This PFI: AIR Technology Translation project focuses on translating the technology of semiconductor quantum cascade lasers to fill the need of compact and inexpensive widely-tunable room-temperature sources of terahertz radiation. Terahertz quantum cascade lasers are expected to become the first frequency-agile continuous-wave room-temperature terahertz sources with the cost, mass-producibility potential, size, and operation simplicity of diode lasers. Commercial applications that are expected to benefit from this source technology include: real-time non-contact thickness measurements of coatings in industrial environments (wet and dry paints, plastics, paper, tablet coatings), gas sensing, THz imaging, spectroscopy, and microscopy. The new technology is expected to dramatically reduce the cost and size of existing terahertz systems.
This project addresses the need to increase the power output and simplify processing of continuous-wave room-temperature terahertz quantum cascade laser sources as they translate from research discovery toward commercial application. This will be achieved by using high-quality materials growth, thermal packaging, and innovations in the device active region and waveguide designs. These innovations are expected to boost the power output from the current record of 14 microwatt to over 50 microwatt and simplify device processing. In addition, personnel involved in this project, two graduate students in the Electrical Engineering program and one student in the Master's of Science in Technology Commercialization program, will receive a unique experience of advancing a complex semiconductor device technology to applications.
The project focuses on the development and marketing of frequency-agile narrow-linewidth continuous-wave sources in 1-6 THz spectral range with over 50 microwatt power output, which is sufficient for most terahertz applications. Frequency-agile continuous-wave THz sources are highly desired for THz applications because (a) their narrowband emission frequencies can be selected to fall between atmospheric water absorption lines, (b) they can be used as local oscillator sources for heterodyne THz detectors, high-resolution spectroscopy, and gas sensing, and (c) their radiation can be detected using highly-sensitive room-temperature Schottky-diode based detectors. Commercial applications that are expected to benefit from our source technology include: real-time non-contact thickness measurements of coatings in industrial environments (wet and dry paints, plastics, paper, tablet coatings), gas sensing, THz imaging, and a variety of scientific instruments for materials characterization, such as near-field and far-field THz microscopes, high-resolution spectrometers, and local oscillator sources for radio-astronomy. The basic device technology is intracavity difference-frequency generation in mid-infrared quantum cascade lasers.

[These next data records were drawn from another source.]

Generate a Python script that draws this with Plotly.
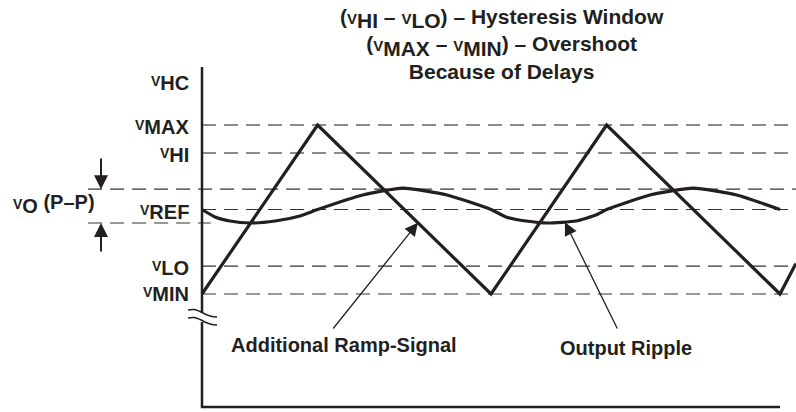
import plotly.graph_objects as go

# ---------------- data (time in arbitrary units, voltage in arbitrary units) -------------
LEVEL_NAMES = ["V_MAX", "V_HI", "V_O_HI", "V_REF", "V_O_LO", "V_LO", "V_MIN"]
LEVEL_VALUES = [10.0, 8.35, 6.2, 5.0, 4.2, 1.65, 0.0]

RAMP_T = [0.0, 4.0, 10.0, 14.0, 20.0, 20.55]
RAMP_V = [0.0, 10.0, 0.0, 10.0, 0.0, 1.8]

RIPPLE_T = [0.0, 0.45, 0.97, 1.66, 2.53, 3.39, 4.0, 5.56, 6.95, 8.48, 10.0,
            10.52, 11.21, 11.97, 12.94, 13.63, 14.0, 15.5, 17.0, 18.5, 20.0]
RIPPLE_V = [5.0, 4.56, 4.32, 4.2, 4.32, 4.62, 5.0, 5.86, 6.27, 5.86, 5.0,
            4.56, 4.32, 4.2, 4.32, 4.67, 5.0, 5.86, 6.27, 5.86, 5.0]

AXIS_TOP = 13.43
AXIS_BOTTOM = -6.69
T_END_AXIS = 20.0
T_RIGHT = 20.55
T_LEFT_VO = -3.94

# ---------------- helpers (pixel -> data) -------------
PX_T = 28.9      # px per time unit
PX_V = 16.9      # px per voltage unit
X0_PX = 202
Y0_PX = 294
W, H = 796, 412


def X(px):
    return (px - X0_PX) / PX_T


def Y(py):
    return (Y0_PX - py) / PX_V


INK = "#231f20"
FS = 20
FONT = dict(family="Liberation Sans, Arial, sans-serif", size=FS, color=INK, weight=700)
TFS = 21
TFONT = dict(FONT, size=TFS)

fig = go.Figure()

lv = dict(zip(LEVEL_NAMES, LEVEL_VALUES))


def dashed(t0, t1, v, color="#333333", width=1.2):
    fig.add_trace(go.Scatter(x=[t0, t1], y=[v, v], mode="lines",
                             line=dict(color=color, width=width, dash="14px,8px"),
                             hoverinfo="skip", showlegend=False))


dashed(0, T_RIGHT, lv["V_MAX"], "#666666", 1.5)
dashed(0, T_RIGHT, lv["V_HI"], "#666666", 1.5)
dashed(T_LEFT_VO, T_RIGHT, lv["V_O_HI"])
dashed(0, T_RIGHT, lv["V_REF"])
dashed(T_LEFT_VO, 0.3, lv["V_O_LO"])
dashed(0, T_RIGHT, lv["V_LO"])
dashed(0, T_RIGHT, lv["V_MIN"])

# ramp signal
fig.add_trace(go.Scatter(x=RAMP_T, y=RAMP_V, mode="lines",
                         line=dict(color=INK, width=3.2), hoverinfo="skip", showlegend=False))
# output ripple
fig.add_trace(go.Scatter(x=RIPPLE_T, y=RIPPLE_V, mode="lines",
                         line=dict(color=INK, width=3.2, shape="spline", smoothing=0.5),
                         hoverinfo="skip", showlegend=False))

# axes with break
BREAK_TOP = Y(313)
BREAK_BOT = Y(322)
fig.add_trace(go.Scatter(x=[0, 0], y=[AXIS_TOP, BREAK_TOP], mode="lines",
                         line=dict(color=INK, width=2.5), hoverinfo="skip", showlegend=False))
fig.add_trace(go.Scatter(x=[0, 0, T_END_AXIS], y=[BREAK_BOT, AXIS_BOTTOM, AXIS_BOTTOM], mode="lines",
                         line=dict(color=INK, width=2.5), hoverinfo="skip", showlegend=False))
for off in (0, 8):
    xs = [X(p) for p in (188, 194, 200, 206, 212, 217)]
    ys = [Y(p + off) for p in (310, 309.5, 311.5, 314.5, 316.5, 317)]
    fig.add_trace(go.Scatter(x=xs, y=ys, mode="lines",
                             line=dict(color=INK, width=1.5, shape="spline"),
                             hoverinfo="skip", showlegend=False))

ann = []


def label(text, px, py, xanchor="right", font=FONT):
    ann.append(dict(text=text, x=px / W, y=1 - py / H, xref="paper", yref="paper",
                    xanchor=xanchor, yanchor="middle", showarrow=False, font=font,
                    borderpad=0))


def vl(sub, fs=FS):
    return ("<span style='font-size:%dpx'>V</span><sub><span style='font-size:%dpx'>%s</span></sub>"
            % (round(fs * 0.72), fs, sub))


label(vl("HC"), 190, 83)
label(vl("MAX"), 190, 127)
label(vl("HI"), 190, 155)
label(vl("REF"), 190, 212)
label(vl("LO"), 190, 268)
label(vl("MIN"), 190, 294)
label(vl("O") + " (P–P)", 12, 204, xanchor="left")

TITLE_LINES = [
    "(" + vl("HI", TFS) + " – " + vl("LO", TFS) + ") – Hysteresis Window",
    "(" + vl("MAX", TFS) + " – " + vl("MIN", TFS) + ") – Overshoot",
    "Because of Delays",
]
label("<br>".join(TITLE_LINES), 502, 44, xanchor="center", font=TFONT)

label("Additional Ramp-Signal", 230, 345, xanchor="left")
label("Output Ripple", 559, 348, xanchor="left")


def arrow(tip_t, tip_v, tail_t, tail_v, head, size, width):
    ann.append(dict(text="", x=tip_t, y=tip_v, xref="x", yref="y",
                    ax=tail_t, ay=tail_v, axref="x", ayref="y", showarrow=True,
                    arrowhead=head, arrowsize=size, arrowwidth=width, arrowcolor=INK,
                    standoff=0, startstandoff=0))


arrow(X(101), lv["V_O_HI"], X(101), Y(157), 2, 1.4, 2.0)
arrow(X(101), lv["V_O_LO"], X(101), Y(253), 2, 1.4, 2.0)
arrow(7.47, 4.22, X(332), Y(330), 2, 2.0, 1.3)
arrow(12.56, 4.25, X(618), Y(330), 2, 2.0, 1.3)

fig.update_layout(
    width=W, height=H, margin=dict(l=0, r=0, t=0, b=0),
    paper_bgcolor="white", plot_bgcolor="white",
    xaxis=dict(range=[X(0), X(W)], visible=False, fixedrange=True),
    yaxis=dict(range=[Y(H), Y(0)], visible=False, fixedrange=True),
    annotations=ann, showlegend=False,
)

fig.write_html("out.html", config={"displayModeBar": False},
               post_script="document.body.style.margin='0px';")
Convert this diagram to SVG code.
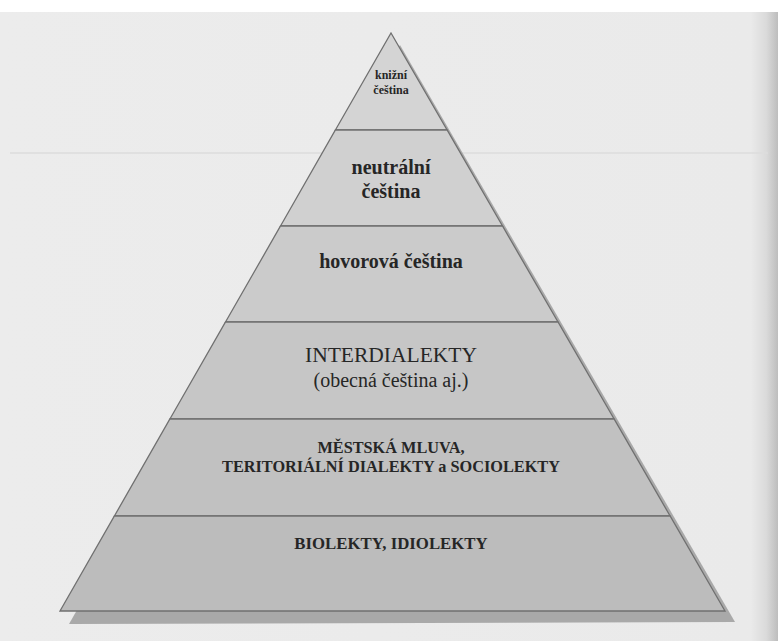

To achieve high-power continuous-wave operation goal the team will combine their expertise in growth and thermal packaging of high-power continuous-wave mid-infrared quantum cascade lasers and will further implement innovations in the device active region and waveguide that are expected to boost room-temperature continuous-wave power output from the current record of 14 microwatts to over 50 microwatts and simplify device processing.